On Jan 17, 2010, at 12:53 AM, Abd ul-Rahman Lomax wrote:

> At 01:44 AM 1/15/2010, robert bristow-johnson wrote:
>> but the problem with considering *more* than pure ranking (Range) is
>> that it requires too much information from the voter.  and the
>> problem with *less* (Approval or FPTP) is that it obtains too little
>> information from the voter.
>
> There is a common error here, which is to assume that Range
> "requires" too much information from the voter.

well, it does force the voter to consider the questions "oh, i hate
this guy 28% more than i hate the other guy, so how do i rate each
candidate in range?"  the range rating values are a superset of the
adjacent integer rankings from a ranked-order ballot like one for
Condorcet, IRV, Borda.  in the ranked-order ballot, all the voter has
to decide is who she would vote for in adjacent candidates: A>B>C.
she doesn't have to decide how much more she likes B over C than how
much A is over B.  one is a quick set of qualitative decisions.  the
other makes it a quantitative issue, and that's when a lot of us get
out our dartboard.  i don't think making threshold decision based on
the precise sum of a bunch of noisy numbers (which is what Range is
when we use our dartboards to score a candidate) does much other than
to add the means of the noisy numbers and a sum of zero-mean random
numbers which throws a little bit of dice into the mix before using
the threshold comparison and determining the winner.

so it requires thinking that we wouldn't have to do otherwise.  if we
don't feel like thinking that seriously, it becomes a big noisy
threshold on the means of stable ranks.  that's sorta like Borda and
does become the equivalent if people's evaluations of candidates
sorta "linear".

> First of all, Approval is Range, simply the most basic Range method.

it's Range with 1-bit binary values.

> So what you have is a contradiction: "Range" requires both too much
> and too little information. Surely it depends on the specific Range
> implementation.

yes it does.   of course the answer is (if i may appeal to an audio
image) that what we *normally* mean when we say "Range" is were the
sliders for each candidate are either continuous or have many
discrete values (say 10 or 100).

a two-position slider is what we call a "switch". requires one bit of
information.  that's getting qualitatively different.  either you are
at the minimum number of levels (or bits of information in the slider
position) or you're not.

perhaps a 3-position slider can be "Actively Disapprove", "no opinion
- neutral", and "Actively Approve"

perhaps a 4-position slider can be "Actively Disapprove", "no opinion
- neutral", and "Actively Approve" and "Hey, I really like this guy!"

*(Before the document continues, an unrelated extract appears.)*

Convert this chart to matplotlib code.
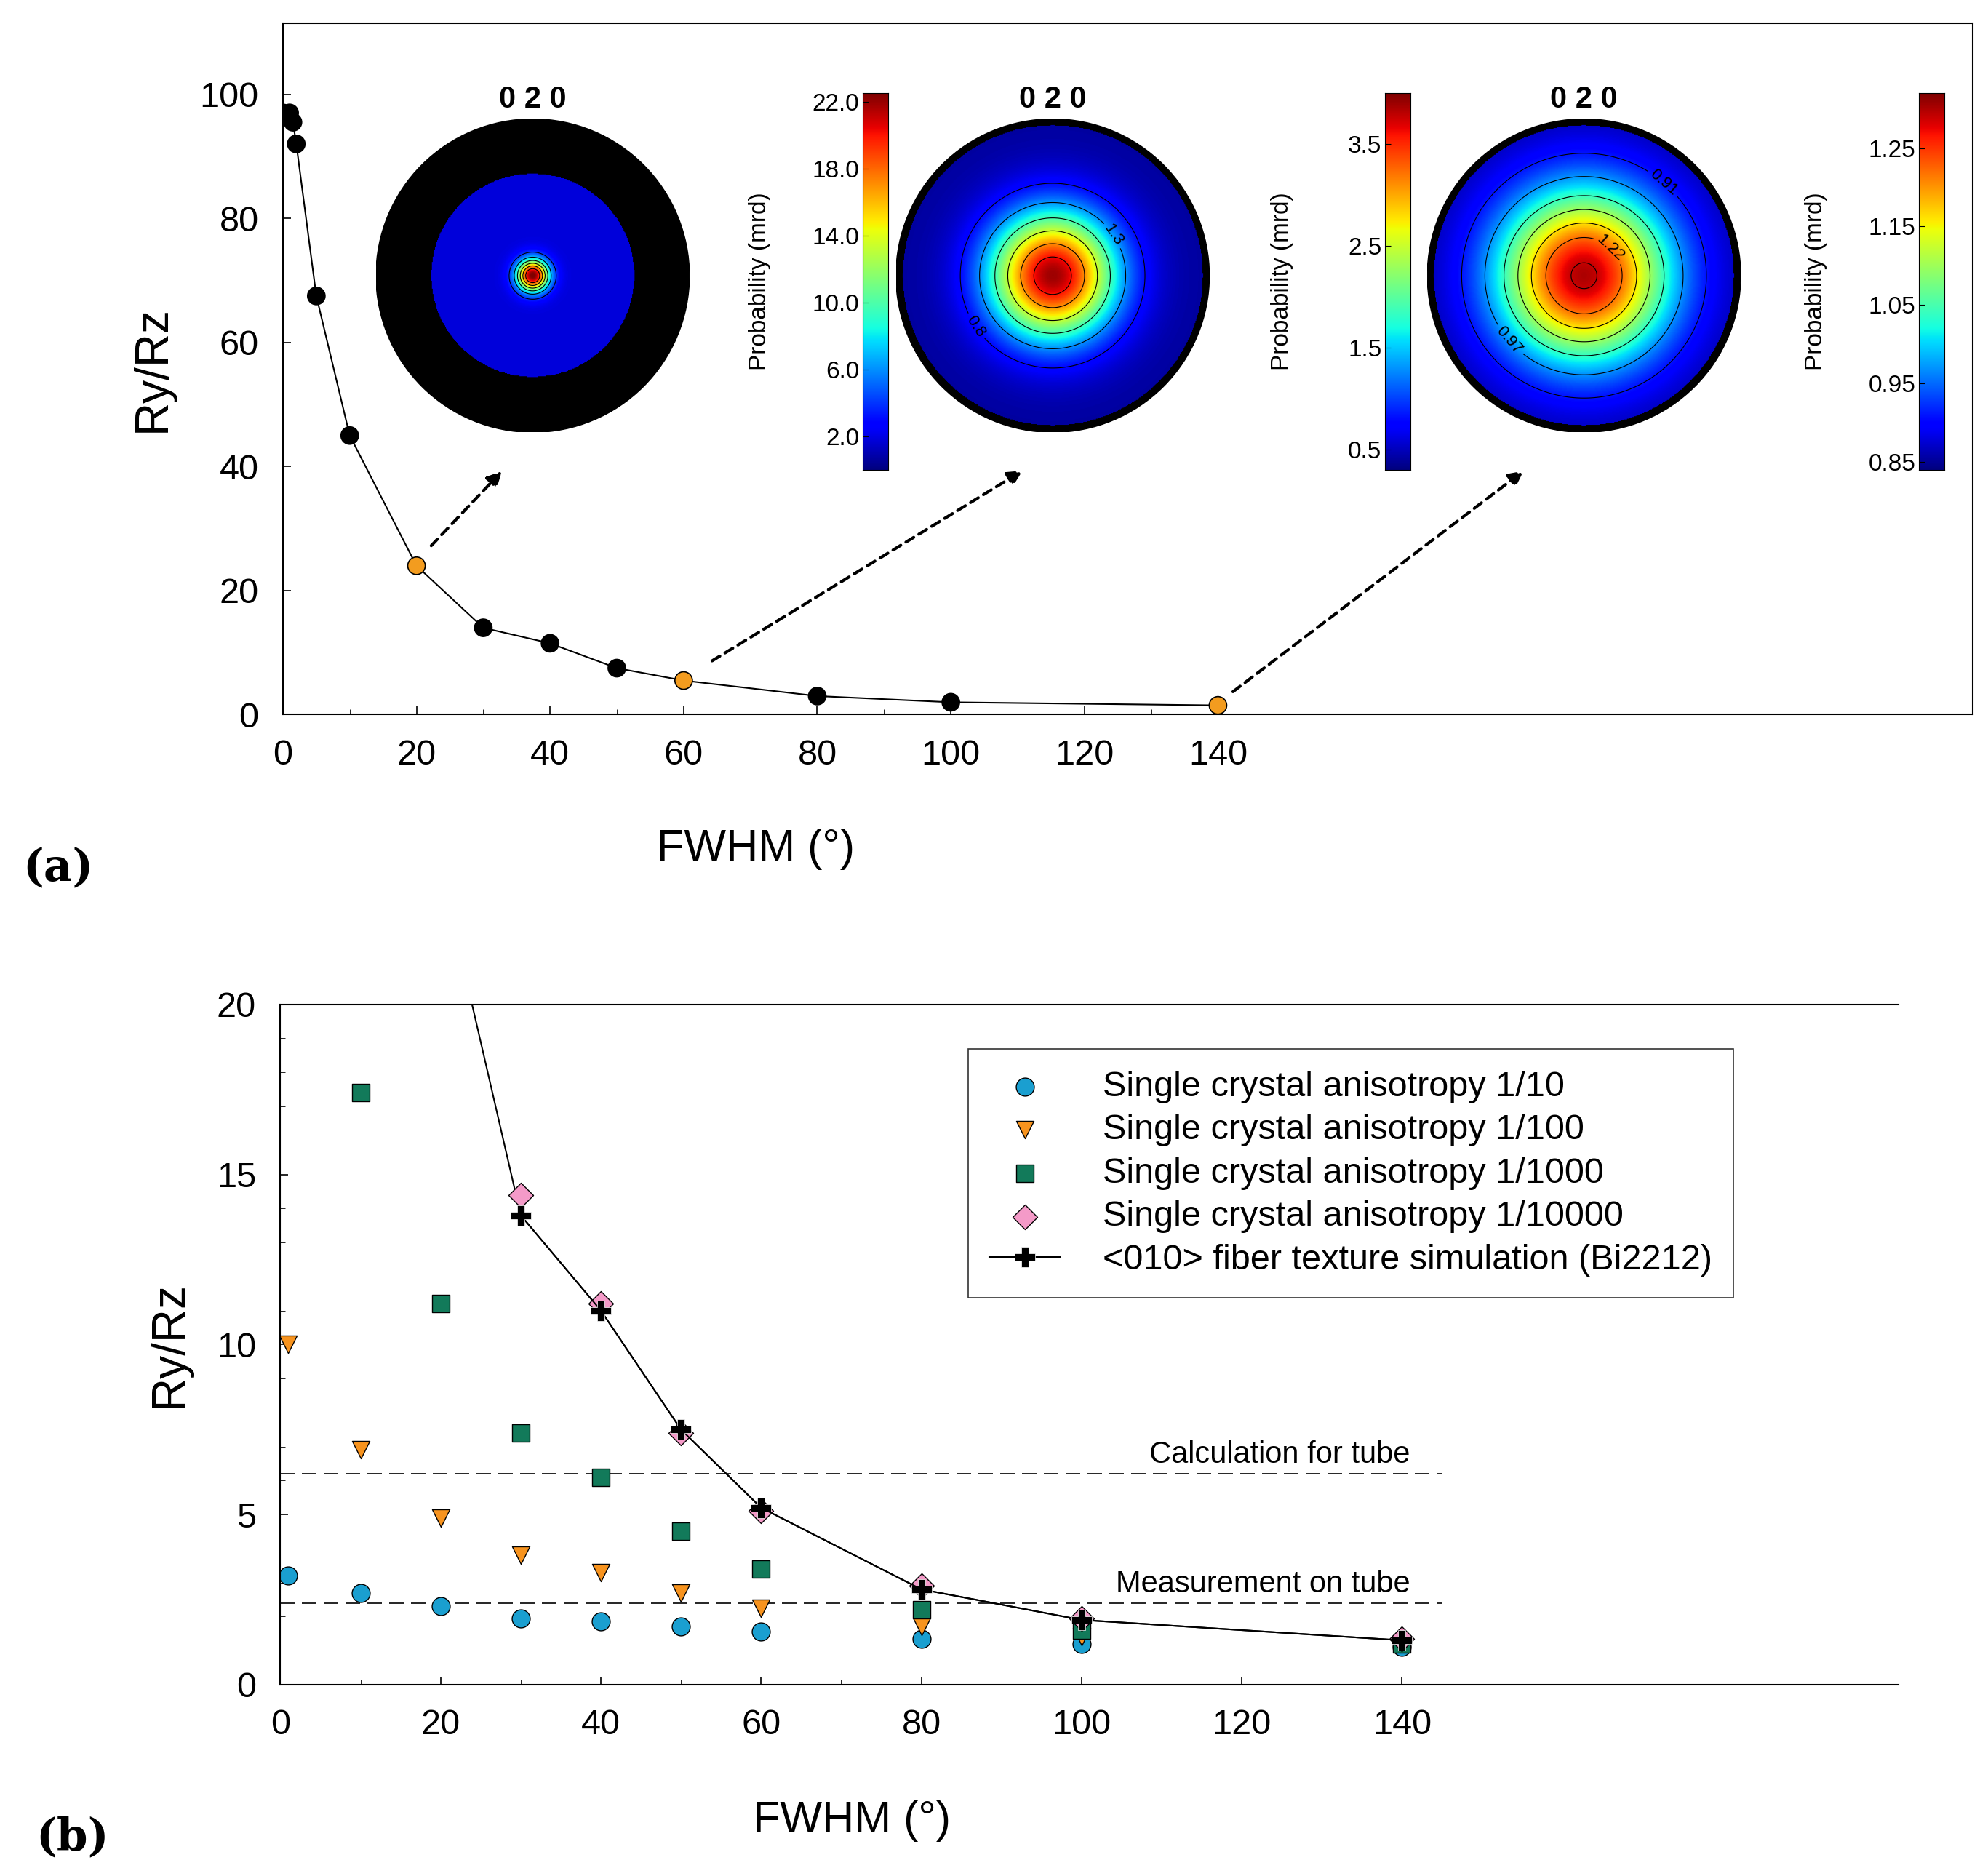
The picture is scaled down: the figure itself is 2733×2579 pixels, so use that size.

perhaps a 5-position slider can be "This guy is crap", "Actively
Disapprove", "no opinion - neutral", and "Actively Approve" and "Hey,
I really like this guy!"

we can continue on like this with more discrete levels and all we'll
get are gradations of the above.  it's all a matter of degree.

but the 2-position slider is a 1-bit piece of information:
"No","Yes", that's the minimum a voter has to judge.  that's
qualitatively different.  here's why:  with the multi-level (3 or
more), then order has to be considered with candidates that you
approve or disapprove.

but the multi-level or continuous slider (3+) requires *more* than
just ordering information (who is preferred to whom?), it requires
*spacing* information.  like "i hate candidate D worse than i hate C
whom i dislike more than B whom i like less than A."  you have to
decide that D is twice as badder than C than C is badder than B or
some other value judgement.  what if you just don't feel like making
such a precise judgement?  then you get your dartboard.

--

r b-j                  rbj at audioimagination.com

"Imagination is more important than knowledge."